▶ What to produce
Write out the material exactly. Do not include the pictures.

▶ Source data
# # # # #

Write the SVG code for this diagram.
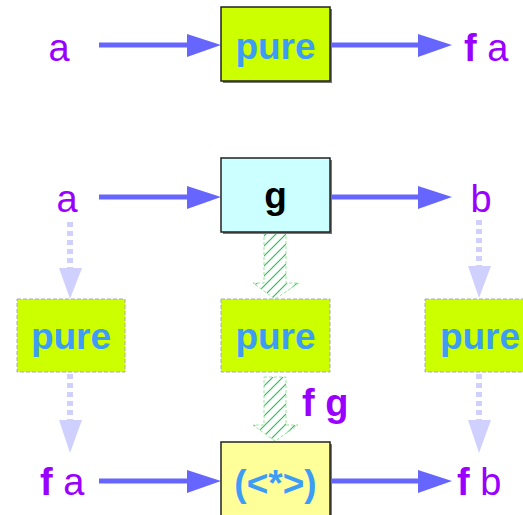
<svg xmlns="http://www.w3.org/2000/svg" width="523" height="515" viewBox="0 0 523 515">
<style>
.lbl{font-family:"Liberation Sans",Arial,sans-serif;font-size:38px;fill:#9900ff}
.b{font-weight:bold}
.box{font-family:"Liberation Sans",Arial,sans-serif;font-size:37px;font-weight:bold;text-anchor:middle}
.solid{stroke:#222;stroke-width:1.5}
.dash{stroke:#aaaaaa;stroke-width:1;stroke-dasharray:4,2}
.arr{stroke:#6666ff;stroke-width:5;fill:none}
.dar{stroke:#d0d0ff;stroke-width:6;stroke-dasharray:5,4;fill:none}
.hatch{fill:url(#hp);stroke:#99e699;stroke-width:1;stroke-dasharray:3,2}
</style>
<defs>
<pattern id="hp" patternUnits="userSpaceOnUse" width="10" height="10">
<rect width="10" height="10" fill="#ffffff"/>
<path d="M-1,11 L11,-1 M-3,3 L3,-3 M7,13 L13,7" stroke="#22c050" stroke-width="1.1"/>
</pattern>
</defs>
<g id="connectors">
<line class="arr" x1="99" y1="45" x2="190" y2="45"/><polygon points="187,34 221,45 187,57" fill="#6666ff"/>
<line class="arr" x1="330" y1="45" x2="421" y2="45"/><polygon points="418,34 452,45 418,57" fill="#6666ff"/>
<line class="arr" x1="99" y1="197" x2="190" y2="197"/><polygon points="187,186 221,197 187,209" fill="#6666ff"/>
<line class="arr" x1="330" y1="197" x2="421" y2="197"/><polygon points="418,186 452,197 418,209" fill="#6666ff"/>
<line class="arr" x1="99" y1="481" x2="190" y2="481"/><polygon points="187,470 221,481 187,493" fill="#6666ff"/>
<line class="arr" x1="330" y1="481" x2="421" y2="481"/><polygon points="418,470 452,481 418,493" fill="#6666ff"/>
<line class="dar" x1="70" y1="222" x2="70" y2="268"/><polygon points="59,268 82,268 70,299" fill="#d0d0ff"/>
<line class="dar" x1="70" y1="374" x2="70" y2="420"/><polygon points="59,420 82,420 70,453" fill="#d0d0ff"/>
<line class="dar" x1="479" y1="220" x2="479" y2="266"/><polygon points="468,266 491,266 479,298" fill="#d0d0ff"/>
<line class="dar" x1="479" y1="374" x2="479" y2="420"/><polygon points="468,420 491,420 479,453" fill="#d0d0ff"/>
<polygon class="hatch" points="264,233 286,233 286,283 299,283 275,299 253,283 264,283"/>
<polygon class="hatch" points="264,377 286,377 286,425 298,425 275,441 253,425 264,425"/>
</g>
<g id="n-a1"><text class="lbl" x="59" y="61" text-anchor="middle">a</text></g>
<g id="n-pure1"><rect x="223" y="9" width="109" height="74" fill="#777"/><rect class="solid" x="221" y="7" width="109" height="74" fill="#ccff00"/><text class="box" x="275.5" y="59" fill="#3d9cf5">pure</text></g>
<g id="n-fa1"><text class="lbl" x="464" y="61"><tspan class="b">f</tspan> a</text></g>
<g id="n-a2"><text class="lbl" x="67" y="212" text-anchor="middle">a</text></g>
<g id="n-g"><rect x="223" y="160" width="109" height="74" fill="#777"/><rect class="solid" x="221" y="158" width="109" height="74" fill="#ccffff"/><text class="box" x="275.5" y="208" fill="#000">g</text></g>
<g id="n-b"><text class="lbl" x="481" y="212" text-anchor="middle">b</text></g>
<g id="n-pure2"><rect class="dash" x="17" y="299" width="108" height="73" fill="#ccff00"/><text class="box" x="71" y="349" fill="#3d9cf5">pure</text></g>
<g id="n-pure3"><rect class="dash" x="221" y="299" width="109" height="73" fill="#ccff00"/><text class="box" x="275.5" y="349" fill="#3d9cf5">pure</text></g>
<g id="n-pure4"><rect class="dash" x="425" y="299" width="108" height="73" fill="#ccff00"/><text class="box" x="480" y="349" fill="#3d9cf5">pure</text></g>
<g id="n-fg"><text class="lbl b" x="302" y="416">f g</text></g>
<g id="n-fa2"><text class="lbl" x="40" y="495"><tspan class="b">f</tspan> a</text></g>
<g id="n-ap"><rect x="223" y="444" width="109" height="74" fill="#777"/><rect class="solid" x="221" y="442" width="109" height="74" fill="#ffff99"/><text class="box" x="275.5" y="496" fill="#3d9cf5">(&lt;*&gt;)</text></g>
<g id="n-fb"><text class="lbl" x="457" y="495"><tspan class="b">f</tspan> b</text></g>
</svg>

# # # # #

▶ Output
Write the SVG code for this diagram.
<svg xmlns="http://www.w3.org/2000/svg" width="523" height="515" viewBox="0 0 523 515">
<style>
.lbl{font-family:"Liberation Sans",Arial,sans-serif;font-size:38px;fill:#9900ff}
.b{font-weight:bold}
.box{font-family:"Liberation Sans",Arial,sans-serif;font-size:37px;font-weight:bold;text-anchor:middle}
.solid{stroke:#222;stroke-width:1.5}
.dash{stroke:#aaaaaa;stroke-width:1;stroke-dasharray:4,2}
.arr{stroke:#6666ff;stroke-width:5;fill:none}
.dar{stroke:#d0d0ff;stroke-width:6;stroke-dasharray:5,4;fill:none}
.hatch{fill:url(#hp);stroke:#99e699;stroke-width:1;stroke-dasharray:3,2}
</style>
<defs>
<pattern id="hp" patternUnits="userSpaceOnUse" width="10" height="10">
<rect width="10" height="10" fill="#ffffff"/>
<path d="M-1,11 L11,-1 M-3,3 L3,-3 M7,13 L13,7" stroke="#22c050" stroke-width="1.1"/>
</pattern>
</defs>
<g id="connectors">
<line class="arr" x1="99" y1="45" x2="190" y2="45"/><polygon points="187,34 221,45 187,57" fill="#6666ff"/>
<line class="arr" x1="330" y1="45" x2="421" y2="45"/><polygon points="418,34 452,45 418,57" fill="#6666ff"/>
<line class="arr" x1="99" y1="197" x2="190" y2="197"/><polygon points="187,186 221,197 187,209" fill="#6666ff"/>
<line class="arr" x1="330" y1="197" x2="421" y2="197"/><polygon points="418,186 452,197 418,209" fill="#6666ff"/>
<line class="arr" x1="99" y1="481" x2="190" y2="481"/><polygon points="187,470 221,481 187,493" fill="#6666ff"/>
<line class="arr" x1="330" y1="481" x2="421" y2="481"/><polygon points="418,470 452,481 418,493" fill="#6666ff"/>
<line class="dar" x1="70" y1="222" x2="70" y2="268"/><polygon points="59,268 82,268 70,299" fill="#d0d0ff"/>
<line class="dar" x1="70" y1="374" x2="70" y2="420"/><polygon points="59,420 82,420 70,453" fill="#d0d0ff"/>
<line class="dar" x1="479" y1="220" x2="479" y2="266"/><polygon points="468,266 491,266 479,298" fill="#d0d0ff"/>
<line class="dar" x1="479" y1="374" x2="479" y2="420"/><polygon points="468,420 491,420 479,453" fill="#d0d0ff"/>
<polygon class="hatch" points="264,233 286,233 286,283 299,283 275,299 253,283 264,283"/>
<polygon class="hatch" points="264,377 286,377 286,425 298,425 275,441 253,425 264,425"/>
</g>
<g id="n-a1"><text class="lbl" x="59" y="61" text-anchor="middle">a</text></g>
<g id="n-pure1"><rect x="223" y="9" width="109" height="74" fill="#777"/><rect class="solid" x="221" y="7" width="109" height="74" fill="#ccff00"/><text class="box" x="275.5" y="59" fill="#3d9cf5">pure</text></g>
<g id="n-fa1"><text class="lbl" x="464" y="61"><tspan class="b">f</tspan> a</text></g>
<g id="n-a2"><text class="lbl" x="67" y="212" text-anchor="middle">a</text></g>
<g id="n-g"><rect x="223" y="160" width="109" height="74" fill="#777"/><rect class="solid" x="221" y="158" width="109" height="74" fill="#ccffff"/><text class="box" x="275.5" y="208" fill="#000">g</text></g>
<g id="n-b"><text class="lbl" x="481" y="212" text-anchor="middle">b</text></g>
<g id="n-pure2"><rect class="dash" x="17" y="299" width="108" height="73" fill="#ccff00"/><text class="box" x="71" y="349" fill="#3d9cf5">pure</text></g>
<g id="n-pure3"><rect class="dash" x="221" y="299" width="109" height="73" fill="#ccff00"/><text class="box" x="275.5" y="349" fill="#3d9cf5">pure</text></g>
<g id="n-pure4"><rect class="dash" x="425" y="299" width="108" height="73" fill="#ccff00"/><text class="box" x="480" y="349" fill="#3d9cf5">pure</text></g>
<g id="n-fg"><text class="lbl b" x="302" y="416">f g</text></g>
<g id="n-fa2"><text class="lbl" x="40" y="495"><tspan class="b">f</tspan> a</text></g>
<g id="n-ap"><rect x="223" y="444" width="109" height="74" fill="#777"/><rect class="solid" x="221" y="442" width="109" height="74" fill="#ffff99"/><text class="box" x="275.5" y="496" fill="#3d9cf5">(&lt;*&gt;)</text></g>
<g id="n-fb"><text class="lbl" x="457" y="495"><tspan class="b">f</tspan> b</text></g>
</svg>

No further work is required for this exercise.